Masalahnya, lokasi aman yang disebut Israel itu dikhawatirkan tidak akan bisa menampung sekitar 1,8 juta warga Palestina yang mengungsi. Kota Al-Mawasi merupakan kota pesisir Badui di selatan Jalur Gaza dan termasuk kota kecil. Wilayah itu sudah dikepung pemukiman Israel sampai Perdana Menteri Israel Ariel Sharon melepaskan pemukiman itu dari Gaza pada 2005. Israel mendeklarasikan wilayah berpasir dan terpencil seluas 6,5 km persegi di dalam kota itu sebagai wilayah kemanusiaan di mana para pengungsi bisa berlindung.
Baca juga: Gaza yang Kian Merana
Direktur Jenderal Organisasi Kesehatan Dunia (WHO) Tedros Adhanom Ghebreyesus menilai usulan Israel menjadikan lokasi itu sebagai tempat berlindung para pengungsi jelas menimbulkan bencana. “Menjejalkan begitu banyak orang ke dalam wilayah kecil dengan infrastruktur atau akses layanan terbatas akan meningkatkan risiko terhadap kesehatan bagi mereka yang sudah di ambang bahaya,” ujarnya.
WHO tidak akan berpartisipasi dalam pembentukan lokasi aman itu kecuali semua kebutuhan para pengungsi terpenuhi dan keselamatan mereka terjamin, serta ada mekanisme pengawasan.
Dari hasil pantauan Sky News yang mengunjungi Al-Mawasi disebutkan di lokasi itu tidak ada tempat berlindung yang memadai seperti tenda yang kuat ataupun dapur umum.
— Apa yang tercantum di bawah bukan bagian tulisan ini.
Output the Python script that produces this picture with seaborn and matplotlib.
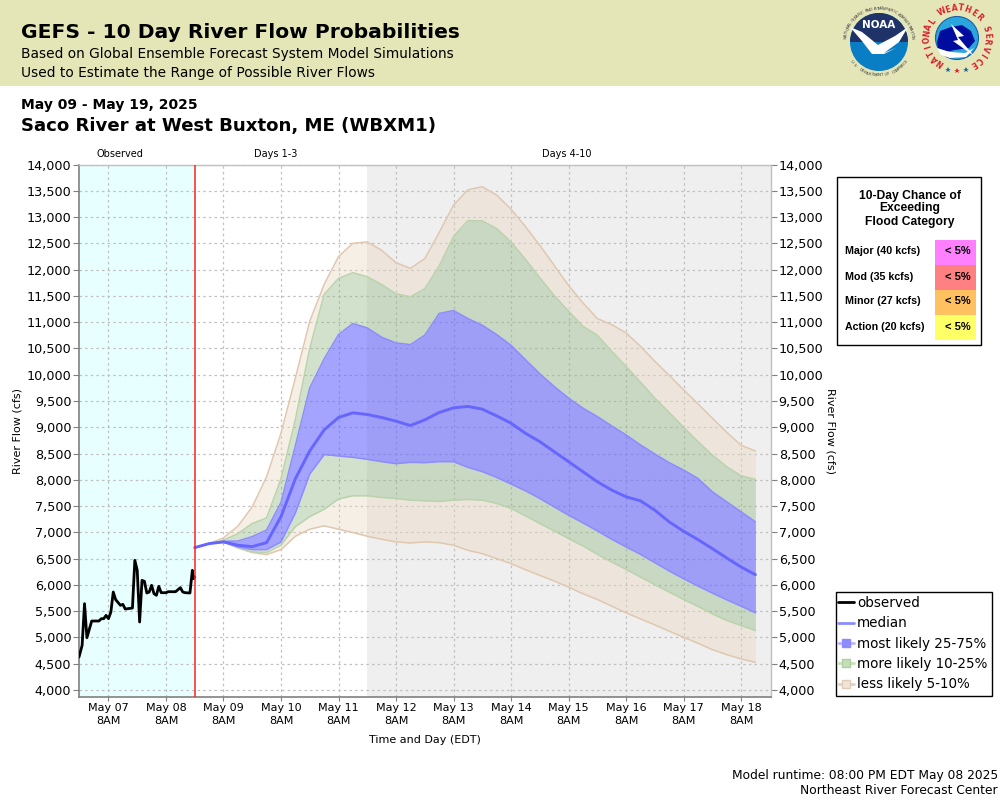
import pandas as pd
import numpy as np
import matplotlib
matplotlib.use('Agg')
import matplotlib.pyplot as plt
from matplotlib.lines import Line2D
from matplotlib.patches import Rectangle, Circle, Polygon, Wedge
from matplotlib.ticker import FuncFormatter, MultipleLocator
import seaborn as sns

# observed flow, hours after May 07 8AM
obs_hours = [-12.3, -11, -10, -9, -7, -4, -3, -2, -1, 0, 1, 2, 3, 5, 6, 7, 10, 11, 12, 13, 14, 15, 16, 17, 18,
             19, 20, 21, 22, 24, 25, 28, 30, 31, 32, 34, 35, 35.5, 36]
obs_flow = [4627, 4849, 5643, 4995, 5313, 5313, 5357, 5357, 5420, 5357, 5484, 5865, 5719, 5611, 5630, 5541, 5560,
            6468, 6278, 5294, 6087, 6068, 5846, 5865, 5992, 5833, 5802, 5973, 5852, 5852, 5871, 5871, 5948, 5865,
            5852, 5846, 6278, 6119, 6151]

# forecast percentiles, every 6 hours from May 08 8PM
q95 = [6710, 6786, 6895, 7117, 7486, 8059, 8886, 9937, 11018, 11718, 12247, 12501, 12527, 12368, 12132, 12024, 12208,
       12705, 13227, 13519, 13577, 13418, 13150, 12819, 12463, 12081, 11699, 11368, 11069, 10955, 10796, 10541, 10255,
       9988, 9714, 9447, 9173, 8906, 8657, 8549]
q90 = [6710, 6786, 6850, 6977, 7168, 7276, 8020, 9150, 10500, 11527, 11833, 11941, 11865, 11718, 11540, 11483, 11636,
       12069, 12628, 12934, 12928, 12781, 12527, 12196, 11846, 11508, 11209, 10923, 10751, 10446, 10159, 9860, 9555,
       9281, 9001, 8727, 8473, 8250, 8078, 8008]
q75 = [6710, 6786, 6830, 6835, 6920, 7045, 7570, 8650, 9750, 10300, 10764, 10974, 10891, 10713, 10605, 10573, 10751,
       11165, 11222, 11069, 10942, 10764, 10560, 10287, 10019, 9777, 9555, 9364, 9205, 9027, 8855, 8664, 8492, 8326,
       8186, 8027, 7773, 7582, 7391, 7200]
q50 = [6710, 6786, 6818, 6755, 6729, 6805, 7300, 8020, 8550, 8950, 9186, 9275, 9243, 9186, 9116, 9033, 9141, 9281,
       9370, 9396, 9345, 9217, 9077, 8886, 8727, 8536, 8346, 8155, 7964, 7805, 7677, 7601, 7423, 7200, 7022, 6863,
       6691, 6513, 6341, 6195]
q25 = [6710, 6786, 6818, 6723, 6672, 6672, 6818, 7370, 8110, 8480, 8454, 8428, 8390, 8346, 8307, 8333, 8326, 8346,
       8346, 8237, 8155, 8046, 7919, 7792, 7645, 7486, 7327, 7181, 7028, 6869, 6723, 6583, 6424, 6265, 6118, 5978,
       5845, 5717, 5596, 5469]
q10 = [6710, 6786, 6818, 6704, 6627, 6615, 6755, 7110, 7300, 7440, 7633, 7696, 7696, 7665, 7645, 7614, 7601, 7588,
       7614, 7626, 7614, 7550, 7455, 7315, 7168, 7028, 6882, 6742, 6583, 6436, 6296, 6150, 6004, 5864, 5724, 5590,
       5450, 5323, 5227, 5132]
q05 = [6710, 6786, 6818, 6704, 6615, 6576, 6672, 6926, 7060, 7124, 7060, 6996, 6926, 6869, 6818, 6799, 6818, 6805,
       6755, 6659, 6595, 6500, 6405, 6290, 6182, 6074, 5959, 5832, 5724, 5596, 5469, 5354, 5240, 5119, 5004, 4890,
       4769, 4674, 4591, 4527]

flood_labels = ['Major (40 kcfs)', 'Mod (35 kcfs)', 'Minor (27 kcfs)', 'Action (20 kcfs)']
flood_chance = ['< 5%', '< 5%', '< 5%', '< 5%']
flood_colors = ['#FF80FF', '#FF8080', '#FFC060', '#FFFF66']

TAN = '#EAD8BF'
GREEN = '#90B681'
BLUE = '#6868FE'

sns.set_theme(style='ticks')
plt.rcParams['font.family'] = ['DejaVu Sans']
plt.rcParams['text.color'] = 'black'
plt.rcParams['xtick.labelcolor'] = 'black'
plt.rcParams['ytick.labelcolor'] = 'black'

t0 = pd.Timestamp('2025-05-07 08:00')
obs = pd.DataFrame({'time': t0 + pd.to_timedelta(obs_hours, unit='h'), 'flow': obs_flow})
fc = pd.DataFrame({'time': pd.date_range('2025-05-08 20:00', periods=len(q50), freq='6h'),
                   'q95': q95, 'q90': q90, 'q75': q75, 'q50': q50, 'q25': q25, 'q10': q10, 'q05': q05})

fig = plt.figure(figsize=(10, 8), dpi=100)
ax = fig.add_axes([0.079, 0.12875, 0.692, 0.6656])

xmin = t0 - pd.Timedelta(hours=12.3)
xmax = t0 + pd.Timedelta(hours=276.5)
start = fc['time'].iloc[0]
ax.axvspan(xmin, start, color='#E8FFFF', lw=0, zorder=0)
ax.axvspan(pd.Timestamp('2025-05-11 20:00'), xmax, color='#EFEFEF', lw=0, zorder=0)

ax.grid(True, color='#C0C0C0', linestyle=(0, (2, 2.5)), linewidth=0.9, zorder=1)
ax.set_axisbelow(True)

for low, high, col in [('q05', 'q10', TAN), ('q90', 'q95', TAN), ('q10', 'q25', GREEN), ('q75', 'q90', GREEN),
                       ('q25', 'q75', BLUE)]:
    ax.fill_between(fc['time'], fc[low], fc[high], color=col, alpha=0.4 if col != BLUE else 0.6, lw=0, zorder=2)
for name, edge in [('q95', '#E0C8B0'), ('q05', '#E0C8B0'), ('q90', '#BAD3AC'), ('q10', '#BAD3AC'),
                   ('q75', '#8C8CFF'), ('q25', '#8C8CFF')]:
    sns.lineplot(data=fc, x='time', y=name, color=edge, lw=1.1, ax=ax, zorder=3, estimator=None)

sns.lineplot(data=fc, x='time', y='q50', color='#6666FF', lw=2.1, ax=ax, zorder=4, estimator=None)
sns.lineplot(data=obs, x='time', y='flow', color='black', lw=2.0, ax=ax, zorder=4, estimator=None, sort=False)
ax.axvline(start, color='#FF2020', lw=1.1, zorder=5)

ax.set_xlim(xmin, xmax)
ax.set_ylim(3867, 14000)
ticks = pd.date_range('2025-05-07 08:00', '2025-05-18 08:00', freq='D')
ax.set_xticks(ticks)
ax.set_xticklabels([d.strftime('%b %d') + '\n8AM' for d in ticks], fontsize=8, linespacing=1.3)
ax.yaxis.set_major_locator(MultipleLocator(500))
ax.yaxis.set_major_formatter(FuncFormatter(lambda v, p: f'{int(v):,}'))
ax.tick_params(axis='y', labelsize=9.2, length=4, width=0.8, color='#808080', left=True, right=True,
               labelleft=True, labelright=True, pad=1.5)
ax.tick_params(axis='x', length=3, width=0.8, color='#808080', pad=1.5)
for s in ['left', 'bottom']:
    ax.spines[s].set_color('#808080')
    ax.spines[s].set_linewidth(1.2)
for s in ['top', 'right']:
    ax.spines[s].set_visible(True)
    ax.spines[s].set_color('#C0C0C0')
    ax.spines[s].set_linewidth(1.0)
ax.set_xlabel('')
ax.set_ylabel('')

# figure level overlay, pixel coordinates
ov = fig.add_axes([0, 0, 1, 1], zorder=10)
ov.set_xlim(0, 1000)
ov.set_ylim(800, 0)
ov.axis('off')
ov.patch.set_alpha(0)

ov.add_patch(Rectangle((0, 0), 1000, 86, color='#E5E6B8', lw=0))
ov.text(21, 33, 'GEFS - 10 Day River Flow Probabilities', fontsize=14.6, fontweight='bold', va='center')
ov.text(21, 54, 'Based on Global Ensemble Forecast System Model Simulations', fontsize=9.9, va='center')
ov.text(21, 73, 'Used to Estimate the Range of Possible River Flows', fontsize=9.9, va='center')
ov.text(21, 105, 'May 09 - May 19, 2025', fontsize=10, fontweight='bold', va='center')
ov.text(21, 126, 'Saco River at West Buxton, ME (WBXM1)', fontsize=13.1, fontweight='bold', va='center')

ov.text(120, 154, 'Observed', fontsize=7, ha='center', va='center')
ov.text(276, 154, 'Days 1-3', fontsize=7, ha='center', va='center')
ov.text(567, 154, 'Days 4-10', fontsize=7, ha='center', va='center')
ov.text(18, 431, 'River Flow (cfs)', fontsize=8, rotation=90, ha='center', va='center')
ov.text(831, 431, 'River Flow (cfs)', fontsize=8, rotation=270, ha='center', va='center')
ov.text(425, 740, 'Time and Day (EDT)', fontsize=8, ha='center', va='center')
ov.text(998, 775, 'Model runtime: 08:00 PM EDT May 08 2025', fontsize=8.8, ha='right', va='center')
ov.text(998, 791, 'Northeast River Forecast Center', fontsize=8.85, ha='right', va='center')

# flood category table
ov.add_patch(Rectangle((836.5, 177), 144, 168, fc='white', ec='black', lw=1))
sans = ['Liberation Sans', 'DejaVu Sans']
for i, line in enumerate(['10-Day Chance of', 'Exceeding', 'Flood Category']):
    ov.text(910, 195.5 + i * 13, line, family=sans, fontsize=8.75, fontweight='bold', ha='center', va='center')
for i, (lab, pct, col) in enumerate(zip(flood_labels, flood_chance, flood_colors)):
    ov.add_patch(Rectangle((935, 240 + i * 25), 41, 25.3, color=col, lw=0))
    ov.text(845, 251.5 + i * 25, lab, family=sans, fontsize=7.7, fontweight='bold', va='center')
    ov.text(957.5, 251.5 + i * 25, pct, family=sans, fontsize=8, fontweight='bold', ha='center', va='center')

# NOAA logo
ov.add_patch(Circle((879, 42), 29, fc='#0A7EC4', ec='none'))
ov.add_patch(Wedge((879, 42), 29, 180, 360, fc='#1F3369', ec='none'))
ov.add_patch(Polygon([(850, 27), (862, 32), (878, 45), (895, 36), (908, 27), (899, 42), (884, 53), (896, 48), (884, 54),
                      (872, 54), (862, 41)], fc='white', ec='none'))
ov.text(879, 25, 'NOAA', color='white', fontsize=7.5, fontweight='bold', ha='center', va='center')
ring = 'NATIONAL OCEANIC AND ATMOSPHERIC ADMINISTRATION'
for i, ch in enumerate(ring):
    a = np.deg2rad(172 - i * 164 / (len(ring) - 1))
    ov.text(879 + 33.5 * np.cos(a), 42 - 33.5 * np.sin(a), ch, fontsize=3, rotation=np.rad2deg(a) - 90,
            ha='center', va='center', color='#404040')
ring = 'U.S. DEPARTMENT OF COMMERCE'
for i, ch in enumerate(ring):
    a = np.deg2rad(215 + i * 110 / (len(ring) - 1))
    ov.text(879 + 33.5 * np.cos(a), 42 - 33.5 * np.sin(a), ch, fontsize=3, rotation=np.rad2deg(a) + 90,
            ha='center', va='center', color='#404040')

# NWS logo
ov.add_patch(Circle((957, 38), 21.5, fc='#2AA6DC', ec='#1C5FA8', lw=0.8))
ov.add_patch(Polygon([(937, 42), (940, 31), (951, 27), (962, 25), (971, 31), (975, 41), (969, 48), (955, 50), (945, 52),
                      (938, 48)], fc='#000C9E', ec='none'))
ov.add_patch(Polygon([(937, 48), (950, 52), (965, 53), (974, 48), (966, 57), (950, 58), (941, 55)], fc='white', ec='none'))
ov.add_patch(Polygon([(951, 24), (964, 36), (958, 37), (974, 56), (953, 41), (958, 40)], fc='white', ec='none'))
ring = 'NATIONAL WEATHER SERVICE'
for i, ch in enumerate(ring):
    a = np.deg2rad(235 - i * 293 / (len(ring) - 1))
    ov.text(957 + 30 * np.cos(a), 38 - 30 * np.sin(a), ch, fontsize=5.5, fontweight='bold', color='#D8202C',
            rotation=np.rad2deg(a) - 90, ha='center', va='center')
for dx, col in [(-9, '#1C5FA8'), (0, '#D8202C'), (9, '#1C5FA8')]:
    ov.plot(957 + dx, 71 - abs(dx) * 0.15, marker='*', ms=4, color=col, mew=0)

# legend box drawn apart so the rows can sit where they should
ov.add_patch(Rectangle((835.5, 591.5), 156, 104.5, fc='white', ec='black', lw=1))
handles = [Line2D([], [], color='black', lw=2),
           Line2D([], [], color='#8C8CFF', lw=2),
           Line2D([], [], color='#B8B8FF', lw=2, marker='s', ms=6, mfc='#8C8CFF', mec='#8C8CFF'),
           Line2D([], [], color='#C8E0BC', lw=2, marker='s', ms=6, mfc='#C4DEB8', mec='#B0D0A0'),
           Line2D([], [], color='#E6D2BC', lw=2, marker='s', ms=6, mfc='#F0E4D8', mec='#E0CDB8')]
labels = ['observed', 'median', 'most likely 25-75%', 'more likely 10-25%', 'less likely 5-10%']
ov.legend(handles, labels, loc='upper left', bbox_to_anchor=(838, 596), bbox_transform=ov.transData, fontsize=9.75,
          frameon=False, borderpad=0, labelspacing=0.47, handlelength=1.18, handletextpad=0.22, borderaxespad=0)

plt.savefig('out.png', dpi=100)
Fasilitas kesehatannya pun tidak memadai.
Di tengah kecaman dunia, Kantor Perdana Menteri Israel Benjamin Netanyahu akhirnya menyetujui penambahan sedikit pasokan bahan bakar ke Gaza untuk mencegah bencana kemanusiaan dan munculnya epidemi di selatan Jalur Gaza. Jumlah pasokannya akan ditentukan dari waktu ke waktu oleh Kabinet Perang sesuai dengan situasi kemanusiaan di wilayah itu.
Sebelumnya, Sekretaris Jenderal PBB Antonio Guterres mengutarakan kekhawatirannya akan situasi di Gaza. “Di tengah pengeboman militer Israel dan tanpa tempat berlindung serta pemenuhan kebutuhan penting lain untuk bertahan hidup, situasi di Gaza akan sangat menyedihkan sampai nanti akhirnya bantuan kemanusiaan yang terbatas pun tidak mungkin dilakukan,” sebut Guterres dalam suratnya kepada Dewan Keamanan PBB.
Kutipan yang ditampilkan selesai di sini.